Charts and diagrams as code –
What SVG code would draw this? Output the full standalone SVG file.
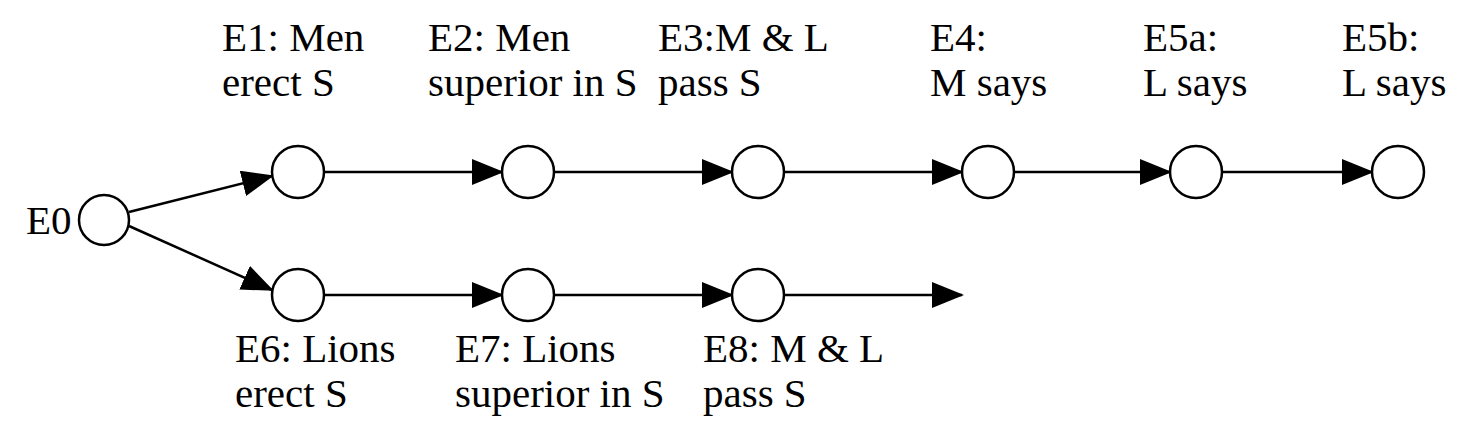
<svg xmlns="http://www.w3.org/2000/svg" width="1479" height="438" viewBox="0 0 1479 438">
<style>
text{font-family:"Liberation Serif",serif;font-size:41px;fill:#000}
circle{fill:#fff;stroke:#000;stroke-width:2.5}
.c line{stroke:#000;stroke-width:2.5;marker-end:url(#a)}
</style>
<defs><marker id="a" markerUnits="userSpaceOnUse" markerWidth="32" markerHeight="26" refX="30" refY="13" orient="auto"><path d="M0,0 L32,13 L0,26 Z"/></marker></defs>
<rect width="1479" height="438" fill="#fff"/>
<g class="c">
<line x1="129" y1="212" x2="272" y2="176"/>
<line x1="129" y1="226" x2="272" y2="290"/>
<line x1="324" y1="172" x2="502" y2="172"/>
<line x1="554" y1="172" x2="732" y2="172"/>
<line x1="784" y1="172" x2="962" y2="172"/>
<line x1="1014" y1="172" x2="1170" y2="172"/>
<line x1="1222" y1="172" x2="1372" y2="172"/>
<line x1="324" y1="295" x2="502" y2="295"/>
<line x1="554" y1="295" x2="732" y2="295"/>
<line x1="784" y1="295" x2="962" y2="295"/>
</g>
<g id="E0"><circle cx="104" cy="220" r="25"/><text x="26" y="234">E0</text></g>
<g id="E1"><circle cx="298" cy="172" r="26"/><text x="222" y="51">E1: Men</text><text x="222" y="96">erect S</text></g>
<g id="E2"><circle cx="528" cy="172" r="26"/><text x="428" y="51">E2: Men</text><text x="428" y="96">superior in S</text></g>
<g id="E3"><circle cx="758" cy="172" r="26"/><text x="658" y="51">E3:M &amp; L</text><text x="658" y="96">pass S</text></g>
<g id="E4"><circle cx="988" cy="172" r="26"/><text x="930" y="51">E4:</text><text x="930" y="96">M says</text></g>
<g id="E5a"><circle cx="1196" cy="172" r="26"/><text x="1143" y="51">E5a:</text><text x="1143" y="96">L says</text></g>
<g id="E5b"><circle cx="1398" cy="172" r="26"/><text x="1342" y="51">E5b:</text><text x="1342" y="96">L says</text></g>
<g id="E6"><circle cx="298" cy="295" r="26"/><text x="235" y="362">E6: Lions</text><text x="235" y="407">erect S</text></g>
<g id="E7"><circle cx="528" cy="295" r="26"/><text x="455" y="362">E7: Lions</text><text x="455" y="407">superior in S</text></g>
<g id="E8"><circle cx="758" cy="295" r="26"/><text x="703" y="362">E8: M &amp; L</text><text x="703" y="407">pass S</text></g>
</svg>
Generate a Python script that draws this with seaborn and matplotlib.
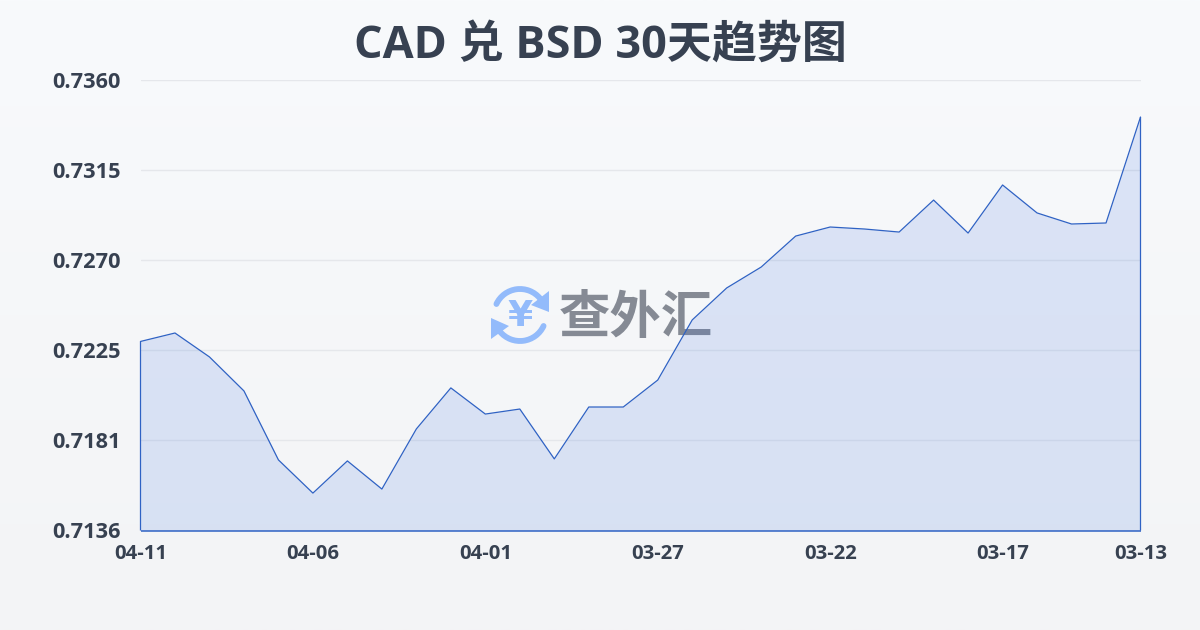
import numpy as np
import pandas as pd
import seaborn as sns
import matplotlib.pyplot as plt
from matplotlib.colors import LinearSegmentedColormap
from matplotlib.patches import Arc, Polygon

dates = ['04-11', '04-10', '04-09', '04-08', '04-07', '04-06', '04-05', '04-04', '04-03', '04-02',
         '04-01', '03-31', '03-30', '03-29', '03-28', '03-27', '03-26', '03-25', '03-24', '03-23',
         '03-22', '03-21', '03-20', '03-19', '03-18', '03-17', '03-16', '03-15', '03-14', '03-13']
rates = [0.72300, 0.72342, 0.72223, 0.72054, 0.71711, 0.71546, 0.71706, 0.71566, 0.71865, 0.72069,
         0.71939, 0.71964, 0.71716, 0.71974, 0.71974, 0.72108, 0.72407, 0.72566, 0.72670, 0.72824,
         0.72869, 0.72859, 0.72844, 0.73003, 0.72839, 0.73078, 0.72939, 0.72884, 0.72889, 0.73416]
y_ticks = [0.7136, 0.71808, 0.72256, 0.72704, 0.73152, 0.7360]
y_labels = ['0.7136', '0.7181', '0.7225', '0.7270', '0.7315', '0.7360']
x_labels = ['04-11', '04-06', '04-01', '03-27', '03-22', '03-17', '03-13']
title = 'CAD 兑 BSD 30天趋势图'
watermark = '查外汇'

sns.set_theme(style='white')
plt.rcParams['font.family'] = ['Open Sans', 'Noto Sans CJK SC', 'DejaVu Sans']

TEXT = '#374151'
LINE = '#2f62c4'
W, H = 1200, 630

fig = plt.figure(figsize=(12, 6.3), dpi=100)

# background gradient
bg = fig.add_axes([0, 0, 1, 1], zorder=0)
bg.imshow(np.linspace(0, 1, 256).reshape(-1, 1), aspect='auto', extent=[0, W, H, 0],
          cmap=LinearSegmentedColormap.from_list('bg', ['#f8fafc', '#f3f4f6']))
bg.set_xlim(0, W)
bg.set_ylim(H, 0)
bg.axis('off')

# watermark logo
logo = '#93bbfb'
for a, b in [(205, 320), (25, 140)]:
    bg.add_patch(Arc((520, 315), 52, 52, theta1=a, theta2=b, color=logo, lw=4.2, capstyle='round'))
bg.add_patch(Polygon([[549, 291], [549, 312], [531, 305]], closed=True, color=logo, lw=0))
bg.add_patch(Polygon([[491, 318], [509, 326], [491, 339]], closed=True, color=logo, lw=0))
bg.text(520, 316, '¥', color=logo, fontsize=26, fontweight='bold', ha='center', va='center',
        family=['DejaVu Sans'])
bg.text(635.5, 318, watermark, color='#858a94', fontsize=37, fontweight='bold', ha='center', va='center',
        family=['Noto Sans CJK SC'])

ax = fig.add_axes([140.5 / W, 1 - 530.5 / H, 1000 / W, 450.5 / H], zorder=1)
ax.patch.set_alpha(0)

df = pd.DataFrame({'date': dates, 'rate': rates})
df['pos'] = np.arange(len(df))

ax.fill_between(df['pos'], df['rate'], y_ticks[0], facecolor='#3b6fe0', alpha=0.15, lw=0, zorder=3)
sns.lineplot(data=df, x='pos', y='rate', color=LINE, lw=0.9, ax=ax, zorder=4, clip_on=False)
edges = ax.vlines([df['pos'].iloc[0], df['pos'].iloc[-1]], y_ticks[0], [rates[0], rates[-1]], color=LINE, lw=0.9,
                  zorder=4, clip_on=False, capstyle='butt')
edges.set_snap(False)
ax.hlines(y_ticks[0], 0, len(df) - 1, color=LINE, lw=1.1, zorder=4, clip_on=False)

ax.set_xlim(0, len(df) - 1)
ax.set_ylim(y_ticks[0], y_ticks[-1])
ax.set_yticks(y_ticks, y_labels)
ax.set_xticks([dates.index(d) for d in x_labels], x_labels)
ax.grid(axis='y', color='#e5e7eb', lw=1)
ax.set_axisbelow(True)
sns.despine(ax=ax, left=True, bottom=True, top=True, right=True)
ax.tick_params(axis='y', length=0, pad=14, labelsize=15.7, labelcolor=TEXT)
ax.tick_params(axis='x', length=8, width=1, color='#e5e7eb', pad=2, labelsize=14.6, labelcolor=TEXT)
for lab in ax.get_xticklabels() + ax.get_yticklabels():
    lab.set_fontweight('bold')
ax.set_xlabel('')
ax.set_ylabel('')

fig.text(600 / W, 1 - 46.5 / H, title, ha='center', va='center', fontsize=32.4, fontweight='bold', color=TEXT)

fig.savefig('out.png', dpi=100)
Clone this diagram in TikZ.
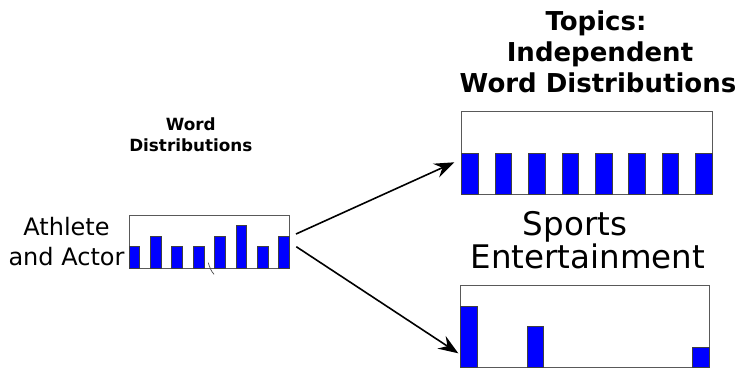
\documentclass[tikz,border=0pt]{standalone}
\usepackage{fontspec}
\setmainfont{DejaVu Sans}
\usetikzlibrary{arrows.meta}
\begin{document}
\begin{tikzpicture}[x=1pt,y=-1pt,
  frame/.style={draw=black!65, line width=1pt, inner sep=0pt, outer sep=0pt, anchor=north west},
  bar/.style={fill=blue, draw=black!75, line width=0.7pt},
  txt/.style={anchor=base, inner sep=0pt},
  reg/.style={txt, font=\fontsize{24}{29}\selectfont},
  big/.style={txt, font=\fontsize{32.5}{38}\selectfont},
  ttl/.style={txt, font=\fontsize{26}{31}\selectfont\bfseries},
  sml/.style={txt, font=\fontsize{16.8}{20}\selectfont\bfseries},
  arr/.style={line width=1.6pt, -{Stealth[length=20pt,width=15pt,inset=7pt]}}]
\useasboundingbox (0,0) rectangle (739,368);

% texts
\node[reg] (ath1) at (66.5,235) {Athlete};
\node[reg] (ath2) at (66.5,265.7) {and Actor};
\node[sml] (wd1) at (190.8,130) {Word};
\node[sml] (wd2) at (190.8,151) {Distributions};
\node[ttl] (t1) at (596,30) {Topics:};
\node[ttl] (t2) at (600,61) {Independent};
\node[ttl] (t3) at (598,92) {Word Distributions};
\node[big] (sp) at (575,235) {Sports};
\node[big] (en) at (588,268.3) {Entertainment};

% boxes
\node[frame, minimum width=160.5pt, minimum height=53pt] (src) at (129,215) {};
\node[frame, minimum width=250.6pt, minimum height=82.6pt] (top) at (461.7,111.7) {};
\node[frame, minimum width=248.6pt, minimum height=82pt] (bot) at (460.7,285) {};

% bars of the source distribution
\foreach \i/\h in {0/21.3,1/32,2/21.3,3/21.3,4/32,5/43,6/21.3,7/32}
  \draw[bar] ({129+21.4*\i},268) rectangle ({139.7+21.4*\i},{268-\h});

% bars of the upper topic
\foreach \i in {0,...,7}
  \draw[bar] ({461.7+33.4*\i},194.3) rectangle ({478.4+33.4*\i},153.3);

% bars of the lower topic
\foreach \i/\t in {0/306,2/326.7,7/347.3}
  \draw[bar] ({460.7+33.14*\i},367) rectangle ({477.3+33.14*\i},\t);

% small stroke
\draw[black!70, line width=0.7pt] (208.3,262.7) .. controls (209.5,267) and (211,271) .. (214,274.3);

% arrows
\draw[arr] ([xshift=6.5pt,yshift=7.5pt]src.east) -- ([xshift=-7.4pt,yshift=-9.3pt]top.west);
\draw[arr] ([xshift=6.8pt,yshift=-5.2pt]src.east) -- ([xshift=-2.4pt,yshift=-27.3pt]bot.west);
\end{tikzpicture}
\end{document}
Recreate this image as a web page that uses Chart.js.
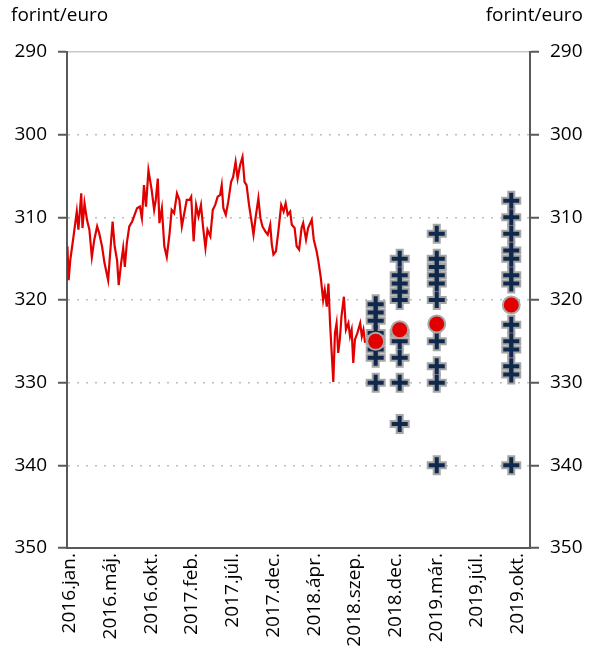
<!DOCTYPE html>
<html>
<head>
<meta charset="utf-8">
<script src="https://cdn.jsdelivr.net/npm/chart.js@4"></script>
<style>
  html, body { margin: 0; padding: 0; background: #fff; }
  #wrap { width: 591px; height: 657px; }
</style>
</head>
<body>
<div id="wrap"><canvas id="forintChart"></canvas></div>
<script>
// ---------------------------- data ----------------------------
const unitText = "forint/euro";
const monthLabels = [
  "2016.jan.", "2016.máj.", "2016.okt.", "2017.feb.", "2017.júl.", "2017.dec.",
  "2018.ápr.", "2018.szep.", "2018.dec.", "2019.már.", "2019.júl.", "2019.okt.",
];
const yTicks = [290, 300, 310, 320, 330, 340, 350];

// exchange rate, x in label steps (0 = 2016.jan.)
const rateX = [
  -0.06, -0.03, 0.01, 0.09, 0.17, 0.21, 0.28, 0.31, 0.36, 0.42, 0.48, 0.54, 0.6, 0.67, 0.72,
  0.79, 0.85, 0.94, 0.99, 1.05, 1.1, 1.16, 1.2, 1.26, 1.31, 1.35, 1.4, 1.46, 1.53, 1.59,
  1.65, 1.72, 1.77, 1.82, 1.87, 1.93, 1.97, 2.01, 2.07, 2.11, 2.16, 2.2, 2.26, 2.32, 2.38,
  2.45, 2.5, 2.56, 2.63, 2.69, 2.75, 2.81, 2.87, 2.94, 2.98, 3.04, 3.1, 3.16, 3.22, 3.27,
  3.33, 3.38, 3.45, 3.51, 3.57, 3.63, 3.69, 3.73, 3.77, 3.83, 3.89, 3.96, 4.01, 4.07, 4.12,
  4.18, 4.24, 4.29, 4.34, 4.4, 4.45, 4.51, 4.56, 4.63, 4.68, 4.73, 4.8, 4.86, 4.92, 4.96,
  5.0, 5.06, 5.12, 5.19, 5.25, 5.3, 5.35, 5.41, 5.45, 5.52, 5.57, 5.63, 5.69, 5.73, 5.8,
  5.85, 5.94, 5.99, 6.06, 6.1, 6.16, 6.22, 6.26, 6.31, 6.35, 6.39, 6.43, 6.47, 6.51, 6.55,
  6.59, 6.63, 6.67, 6.73, 6.78, 6.84, 6.88, 6.92, 6.96, 7.0, 7.06, 7.13, 7.17, 7.21, 7.25,
];
const rateY = [
  313.5, 317.6, 315.2, 312.3, 309.3, 311.5, 307.1, 311.3, 308.3, 310.3, 311.5, 314.8, 312.7, 311.1, 311.9,
  313.5, 315.5, 317.6, 314.3, 310.5, 313.5, 315.2, 318.2, 315.5, 313.7, 316.0, 313.1, 311.1, 310.5, 309.7,
  308.9, 308.7, 310.1, 306.1, 308.7, 304.3, 305.5, 306.7, 309.1, 307.9, 305.3, 310.7, 308.9, 313.5, 314.8,
  311.9, 309.1, 309.5, 307.1, 307.9, 311.1, 309.5, 307.9, 307.9, 307.5, 312.9, 308.5, 309.9, 308.5, 311.1,
  313.7, 311.5, 312.3, 309.1, 308.5, 307.5, 307.3, 306.1, 308.9, 309.7, 308.1, 305.7, 305.1, 303.3, 305.3,
  303.7, 302.7, 305.7, 306.1, 308.5, 310.1, 312.1, 310.1, 307.7, 310.1, 311.1, 311.7, 312.1, 310.9, 313.3,
  314.5, 314.1, 311.7, 308.5, 309.3, 308.3, 309.7, 309.3, 310.9, 311.3, 313.5, 313.9, 311.3, 310.7, 312.7,
  311.3, 310.3, 312.7, 314.1, 315.2, 317.2, 320.0, 318.8, 320.8, 318.0, 322.8, 326.4, 329.9, 324.0, 322.8,
  326.4, 324.8, 322.0, 319.6, 323.6, 322.8, 324.4, 323.6, 327.6, 324.8, 324.0, 322.8, 324.4, 323.6, 325.2,
];

// analyst forecasts
const forecastX = [7.51, 8.1, 9.01, 10.84];
const forecastValues = [
  [320.5, 321.5, 322.5, 324, 325, 326, 327, 330],
  [315, 317, 318, 319, 320, 324, 325, 327, 330, 335],
  [312, 315, 316, 317, 318, 320, 325, 328, 330, 340],
  [308, 310, 312, 314, 315, 317, 318, 323, 325, 326, 328, 329, 340],
];
const forecastMean = [325.0, 323.6, 322.9, 320.6];

// --------------------------------------------------------------
const ratePoints = rateX.map((x, i) => ({ x: x, y: rateY[i] }));
const forecastPoints = forecastX.flatMap((x, i) =>
  forecastValues[i].map((v) => ({ x: x, y: v }))
);
const meanPoints = forecastX.map((x, i) => ({ x: x, y: forecastMean[i] }));

Chart.defaults.font.family = '"Open Sans", sans-serif';
Chart.defaults.font.size = 19;
Chart.defaults.color = "#000";

const unitTitle = {
  id: "unitTitle",
  afterDraw(chart) {
    const c = chart.ctx;
    c.save();
    c.font = '19px "Open Sans", sans-serif';
    c.fillStyle = "#000";
    c.textBaseline = "top";
    c.textAlign = "left";
    c.fillText(unitText, 11, 6);
    c.textAlign = "right";
    c.fillText(unitText, chart.width - 8, 6);
    c.restore();
  },
};

const yAxis = (side) => ({
  type: "linear",
  position: side,
  reverse: true,
  min: yTicks[0],
  max: yTicks[yTicks.length - 1],
  afterBuildTicks: (s) => {
    s.ticks = yTicks.map((v) => ({ value: v }));
  },
  ticks: { padding: 11 },
  grid: {
    drawOnChartArea: side === "left",
    color: (c) =>
      c.tick && c.tick.value === 350 ? "rgba(0,0,0,0)" : c.tick && c.tick.value === 290 ? "#c8c8c8" : "#bdbdbd",
    lineWidth: 1.5,
    tickLength: 9,
    tickColor: "#595959",
    tickWidth: 2,
  },
  border: {
    color: "#595959",
    width: 2,
    dash: (c) => (c.tick && c.tick.value === 290 ? [] : [2, 7]),
  },
  afterFit: (s) => {
    s.width = side === "left" ? 67 : 61;
  },
});

new Chart(document.getElementById("forintChart"), {
  data: {
    datasets: [
      {
        type: "scatter",
        label: "mean",
        data: meanPoints,
        pointStyle: "circle",
        pointRadius: 8.5,
        backgroundColor: "#e00000",
        borderColor: "#a9a9a9",
        borderWidth: 2,
        order: 0,
      },
      {
        type: "scatter",
        label: "forecast",
        data: forecastPoints,
        pointStyle: "cross",
        pointRadius: 8,
        borderColor: "#10284c",
        borderWidth: 4,
        order: 1,
      },
      {
        type: "scatter",
        label: "forecast outline",
        data: forecastPoints,
        pointStyle: "cross",
        pointRadius: 10,
        borderColor: "#a6a6a6",
        borderWidth: 8,
        order: 2,
      },
      {
        type: "line",
        label: "forint/euro",
        data: ratePoints,
        borderColor: "#e00000",
        borderWidth: 2.2,
        pointRadius: 0,
        tension: 0,
        order: 3,
      },
    ],
  },
  options: {
    responsive: true,
    maintainAspectRatio: false,
    animation: false,
    layout: { padding: { top: 52, left: 0, right: 0, bottom: 0 } },
    plugins: { legend: { display: false }, tooltip: { enabled: false } },
    scales: {
      x: {
        type: "linear",
        position: "bottom",
        min: -0.07,
        max: 11.3,
        afterBuildTicks: (s) => {
          s.ticks = monthLabels.map((l, i) => ({ value: i }));
        },
        ticks: {
          autoSkip: false,
          maxRotation: 90,
          minRotation: 90,
          padding: 5,
          callback: (v) => monthLabels[Math.round(v)],
        },
        grid: { display: false, drawTicks: false },
        border: { color: "#595959", width: 2 },
        afterFit: (s) => {
          s.height = 109;
        },
      },
      y: yAxis("left"),
      y2: yAxis("right"),
    },
  },
  plugins: [unitTitle],
});
</script>
</body>
</html>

WORK TO DO –
Starting at the line containing "Recreate this image" and stopping after the line containing "const yTicks = [290, 300, 310, 320, 330, 340, 350];", give the lines again exactly and leave out every image.

COMPLETED TASK –
Recreate this image as a web page that uses Chart.js.
<!DOCTYPE html>
<html>
<head>
<meta charset="utf-8">
<script src="https://cdn.jsdelivr.net/npm/chart.js@4"></script>
<style>
  html, body { margin: 0; padding: 0; background: #fff; }
  #wrap { width: 591px; height: 657px; }
</style>
</head>
<body>
<div id="wrap"><canvas id="forintChart"></canvas></div>
<script>
// ---------------------------- data ----------------------------
const unitText = "forint/euro";
const monthLabels = [
  "2016.jan.", "2016.máj.", "2016.okt.", "2017.feb.", "2017.júl.", "2017.dec.",
  "2018.ápr.", "2018.szep.", "2018.dec.", "2019.már.", "2019.júl.", "2019.okt.",
];
const yTicks = [290, 300, 310, 320, 330, 340, 350];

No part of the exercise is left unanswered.